A simplified employee pension is actually a traditional IRA that has some special rules. These rules allow small businesses and self-employed people to use SEPs to fund retirement savings. The contribution limit when you are self-employed depends on how much in earnings your business produces.
Maximum SEP Contribution
As of 2013, the maximum amount you can put into a SEP IRA each year is $51,000. The annual limit is adjusted by the Internal Revenue Service periodically. Contributions are tax-deductible. Your actual limit depends on your income. When figuring your SEP contribution limit, count only income from self-employment. Do not include any salary from another job if you are an employee there, and don't count investment or interest income.
Adjusted Net Earnings
To calculate your SEP contribution limit for self-employment, first determine your adjusted net earnings. These are equal to the business revenues minus all deductible business expenses. Net earnings must be adjusted by subtracting one-half of your self-employment tax, meaning your combined Social Security and Medicare taxes. As of 2013, self-employment tax is 15.3 percent of net earnings, so reduce your net earnings by one-half of 15.3 percent, or 7.65 percent.
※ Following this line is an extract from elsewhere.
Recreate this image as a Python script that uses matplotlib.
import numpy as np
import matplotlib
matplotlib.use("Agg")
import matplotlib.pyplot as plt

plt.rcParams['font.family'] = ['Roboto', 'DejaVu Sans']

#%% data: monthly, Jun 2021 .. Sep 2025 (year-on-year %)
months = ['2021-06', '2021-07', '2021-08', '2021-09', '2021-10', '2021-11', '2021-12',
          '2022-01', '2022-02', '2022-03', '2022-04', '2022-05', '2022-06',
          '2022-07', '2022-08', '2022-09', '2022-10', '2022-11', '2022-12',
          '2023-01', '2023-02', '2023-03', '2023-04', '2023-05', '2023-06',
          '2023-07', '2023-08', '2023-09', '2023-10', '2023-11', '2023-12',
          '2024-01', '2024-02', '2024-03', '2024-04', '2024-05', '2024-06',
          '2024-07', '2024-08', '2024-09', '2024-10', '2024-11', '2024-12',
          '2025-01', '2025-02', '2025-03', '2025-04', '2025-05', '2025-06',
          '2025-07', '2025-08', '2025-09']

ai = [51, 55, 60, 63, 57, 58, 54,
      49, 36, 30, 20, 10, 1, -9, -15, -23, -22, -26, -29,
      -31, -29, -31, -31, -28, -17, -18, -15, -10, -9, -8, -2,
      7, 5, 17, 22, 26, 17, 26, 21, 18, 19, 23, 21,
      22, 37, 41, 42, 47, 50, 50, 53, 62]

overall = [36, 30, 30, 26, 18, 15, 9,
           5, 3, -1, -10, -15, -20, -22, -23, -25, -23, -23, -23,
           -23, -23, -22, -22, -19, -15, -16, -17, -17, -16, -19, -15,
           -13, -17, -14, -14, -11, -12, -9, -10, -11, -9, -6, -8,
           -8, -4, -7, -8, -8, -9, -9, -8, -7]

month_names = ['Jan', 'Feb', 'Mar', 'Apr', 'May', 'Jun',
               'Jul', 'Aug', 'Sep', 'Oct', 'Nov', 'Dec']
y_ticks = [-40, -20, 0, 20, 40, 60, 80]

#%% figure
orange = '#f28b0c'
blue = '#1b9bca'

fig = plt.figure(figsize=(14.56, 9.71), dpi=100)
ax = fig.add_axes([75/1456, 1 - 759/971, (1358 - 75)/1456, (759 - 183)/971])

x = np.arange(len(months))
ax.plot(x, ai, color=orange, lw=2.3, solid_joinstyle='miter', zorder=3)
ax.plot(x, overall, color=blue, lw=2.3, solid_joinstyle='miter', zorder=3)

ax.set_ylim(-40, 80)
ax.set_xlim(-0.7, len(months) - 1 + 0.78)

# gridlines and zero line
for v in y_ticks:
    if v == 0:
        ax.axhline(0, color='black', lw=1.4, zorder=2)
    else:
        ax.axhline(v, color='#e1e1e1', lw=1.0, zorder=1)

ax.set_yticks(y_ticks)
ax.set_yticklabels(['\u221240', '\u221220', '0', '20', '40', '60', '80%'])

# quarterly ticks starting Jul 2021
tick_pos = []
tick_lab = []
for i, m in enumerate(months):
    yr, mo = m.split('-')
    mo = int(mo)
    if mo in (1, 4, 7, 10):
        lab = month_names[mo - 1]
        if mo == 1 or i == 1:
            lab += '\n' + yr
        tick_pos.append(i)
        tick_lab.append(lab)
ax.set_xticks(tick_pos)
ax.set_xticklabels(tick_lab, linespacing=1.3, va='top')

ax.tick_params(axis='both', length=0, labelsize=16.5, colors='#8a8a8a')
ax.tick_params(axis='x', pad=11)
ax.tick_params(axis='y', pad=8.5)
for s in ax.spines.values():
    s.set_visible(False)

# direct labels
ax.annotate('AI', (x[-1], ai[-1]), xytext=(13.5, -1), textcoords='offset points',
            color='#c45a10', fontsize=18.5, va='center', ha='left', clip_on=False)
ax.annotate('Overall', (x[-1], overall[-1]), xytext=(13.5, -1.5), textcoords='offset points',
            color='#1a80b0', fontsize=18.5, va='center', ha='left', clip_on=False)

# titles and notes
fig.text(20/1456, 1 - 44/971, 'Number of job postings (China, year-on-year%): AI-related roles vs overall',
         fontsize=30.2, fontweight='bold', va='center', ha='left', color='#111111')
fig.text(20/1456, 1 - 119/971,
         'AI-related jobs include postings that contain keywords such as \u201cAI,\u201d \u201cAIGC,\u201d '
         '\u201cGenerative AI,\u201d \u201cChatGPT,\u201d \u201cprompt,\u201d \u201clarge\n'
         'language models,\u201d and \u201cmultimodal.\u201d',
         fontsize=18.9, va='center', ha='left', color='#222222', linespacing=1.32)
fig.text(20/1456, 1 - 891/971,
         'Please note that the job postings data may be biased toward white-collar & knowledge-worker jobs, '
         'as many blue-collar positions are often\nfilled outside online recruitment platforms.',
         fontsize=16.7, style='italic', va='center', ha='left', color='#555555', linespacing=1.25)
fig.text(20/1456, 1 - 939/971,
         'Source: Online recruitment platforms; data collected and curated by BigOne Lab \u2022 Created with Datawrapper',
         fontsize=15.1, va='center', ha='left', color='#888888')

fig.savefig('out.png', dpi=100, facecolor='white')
The easy way to do this is to multiply net earnings by 92.35 percent.
Your SEP Limit
You can contribute up to 20 percent of your adjusted net earnings from self-employment to a SEP IRA or the yearly dollar limit, whichever is less. Suppose your net earnings total $200,000. Multiply by 92.35 percent to find the adjusted net earnings of $184,700. Multiply $184,700 by 20 percent to find your SEP contribution limit of $36,940.
SEPs and Salaries
Use the self-employment method to figure your SEP contribution limit only if your business does not pay you a salary as an employee. This is the case for sole proprietorships, partnerships and some limited liability companies. If you are owner of a business such as a C or S corporation and get a salary, calculate your SEP contribution limit as an employee. The company makes the contribution on your behalf, up to the annual dollar limit or 25 percent of your salary. For example, if you are paid $160,000 a year, the business can add up to $40,000 to your SEP.